Dani Pinto

Personal information
- Full name: Daniel Augusto Macedo de Melo e Pinto
- Date of birth: 10 May 1958 (age 67)
- Place of birth: Mindelo, Cape Verde
- Position(s): defender

Senior career*
- Years: Team / Apps / (Gls)
- 1980–1982: Académica de Coimbra / 12 / (0)
- 1982–1983: C.F. União de Coimbra / 9 / (0)
- 1990: Leng Ngan
- 1993–1994: G.D. Negro Rubro
- 2002: G.D. Lam Pak
- 2007: Kuan Tai
- 2008–2009: F.C. Porto de Macau

International career
- Macau

Managerial career
- 2010–2012: F.C. Porto de Macau
- 2013: Macau (assistant)
- 2014–2017: S.L. Benfica de Macau

= Dani Pinto =

Macau footballer and manager

Daniel Augusto Macedo de Melo e Pinto (born 10 May 1958), better known as Dani Pinto, is a football manager who coaches SL Benfica de Macau and a retired footballer who played as a defender.

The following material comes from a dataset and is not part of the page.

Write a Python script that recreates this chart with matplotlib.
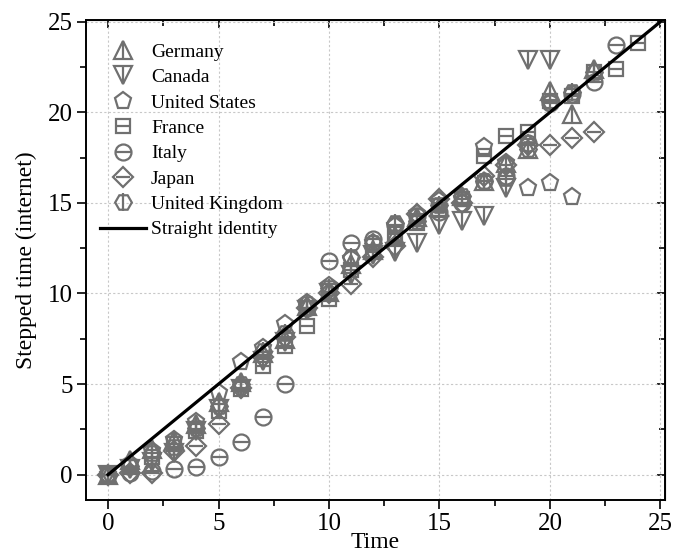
import matplotlib
matplotlib.use("Agg")
import matplotlib.pyplot as plt
from matplotlib.ticker import MultipleLocator

plt.rcParams["font.family"] = ["Liberation Serif", "DejaVu Serif"]

# stepped time per country, index = time step
germany = [0, 0.8, 1.4, 1.9, 2.8, 4.0, 5.1, 6.7, 7.5, 9.3, 10.1, 11.6, 12.4,
           13.2, 14.2, 14.8, 15.4, 16.2, 17.2, 18.0, 21.2, 19.9, 22.4]
canada = [0, 0.3, 0.7, 1.2, 2.4, 3.6, 4.7, 6.3, 7.3, 9.1, 10.0, 11.0, 12.1,
          12.3, 12.8, 13.8, 14.0, 14.3, 15.8, 22.9, 22.9]
united_states = [0, 0.6, 1.3, 1.9, 2.9, 4.5, 6.2, 7.0, 8.3, 9.5, 10.4, 11.9,
                 12.8, 13.7, 14.4, 15.1, 15.2, 18.1, 17.2, 15.8, 16.1, 15.3]
france = [0, 0.4, 1.0, 1.7, 2.4, 3.5, 4.7, 6.0, 7.1, 8.2, 9.7, 11.3, 12.3,
          13.3, 13.9, 14.6, 15.2, 17.6, 18.7, 18.9, 20.6, 20.9, 22.2, 22.4, 23.8]
italy = [0, 0.1, 0.2, 0.3, 0.4, 1.0, 1.8, 3.2, 5.0, 9.2, 11.8, 12.8, 13.0,
         13.8, 14.3, 14.5, 15.0, 16.2, 16.5, 18.3, 20.5, 21.0, 21.7, 23.7]
japan = [0, 0.1, 0.1, 1.3, 1.6, 2.8, 4.8, 6.5, 7.6, 9.2, 10.0, 10.5, 12.0,
         12.6, 14.4, 15.2, 15.0, 16.5, 17.1, 18.2, 18.2, 18.6, 18.9]
united_kingdom = [0, 0.5, 1.2, 1.5, 2.6, 3.8, 5.0, 6.8, 7.8, 9.4, 10.3, 12.0,
                  12.8, 13.9, 14.0, 14.9, 15.4, 16.2, 16.4, 18.0, 20.6, 21.1, 22.2]

identity_x = [0, 25]
identity_y = [0, 25]

# name, values, marker, bar through marker, marker size
series = [
    ("Germany", germany, "^", "|", 12.5),
    ("Canada", canada, "v", "|", 12.5),
    ("United States", united_states, "p", None, 12.5),
    ("France", france, "s", "_", 9.5),
    ("Italy", italy, "o", "_", 11.5),
    ("Japan", japan, "D", "_", 10),
    ("United Kingdom", united_kingdom, "H", "|", 12),
]

GREY = "#707070"

fig = plt.figure(figsize=(6.77, 5.54), dpi=100)
ax = fig.add_axes([0.127, 0.0975, 0.855, 0.8665])

handles, labels = [], []
for name, vals, mk, bar, sz in series:
    t = list(range(len(vals)))
    h1, = ax.plot(t, vals, ls="none", marker=mk, ms=sz, mfc="none",
                  mec=GREY, mew=1.6)
    hs = h1
    if bar:
        h2, = ax.plot(t, vals, ls="none", marker=bar,
                      ms=sz + 0.5 if bar == "|" else sz,
                      mec=GREY, mew=1.6)
        hs = (h1, h2)
    handles.append(hs)
    labels.append(name)

hl, = ax.plot(identity_x, identity_y, color="black", lw=2.3)
handles.append(hl)
labels.append("Straight identity")

ax.set_xlim(-1, 25.2)
ax.set_ylim(-1.4, 25.1)
ax.xaxis.set_major_locator(MultipleLocator(5))
ax.xaxis.set_minor_locator(MultipleLocator(2.5))
ax.yaxis.set_major_locator(MultipleLocator(5))
ax.yaxis.set_minor_locator(MultipleLocator(2.5))
ax.grid(True, which="major", ls=(0, (2, 2)), color="#c8c8c8", lw=0.8)
ax.set_axisbelow(True)

ax.tick_params(which="both", direction="out", labelsize=18, width=1.2, pad=3)
ax.tick_params(which="major", length=6.5)
ax.tick_params(which="minor", length=4)
for s in ax.spines.values():
    s.set_linewidth(1.4)

# inward ticks on the top and right
axt = ax.secondary_xaxis("top")
axt.xaxis.set_major_locator(MultipleLocator(5))
axt.xaxis.set_minor_locator(MultipleLocator(2.5))
axt.tick_params(which="both", direction="in", labeltop=False, width=1.2)
axt.tick_params(which="major", length=6)
axt.tick_params(which="minor", length=4)
axr = ax.secondary_yaxis("right")
axr.yaxis.set_major_locator(MultipleLocator(5))
axr.yaxis.set_minor_locator(MultipleLocator(2.5))
axr.tick_params(which="both", direction="in", labelright=False, width=1.2)
axr.tick_params(which="major", length=6)
axr.tick_params(which="minor", length=4)

ax.set_xlabel("Time", fontsize=17, labelpad=-2)
ax.set_ylabel("Stepped time (internet)", fontsize=17, labelpad=8)

ax.legend(handles, labels, loc="upper left", frameon=False, fontsize=14,
          handlelength=2.4, handletextpad=0.25, labelspacing=0.4,
          borderaxespad=0.3, bbox_to_anchor=(0.0, 0.98))

fig.savefig("out.png", dpi=100)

Born in Cape Verde prior to it becoming independent from Portugal, he has moved first to the metropole, where he played for Académica de Coimbra, and C.F. União de Coimbra. In early 1990s, he moved to Macau, which was Portuguese as well (now a special administrative region of China). Being there, he has played for Leng Ngan, G.D. Negro Rubro, G.D. Lam Pak, Kuan Tai, F.C. Porto de Macau and for the senior Macau national team.

Since 2010 until 2012 he coached the F.C. Porto de Macau.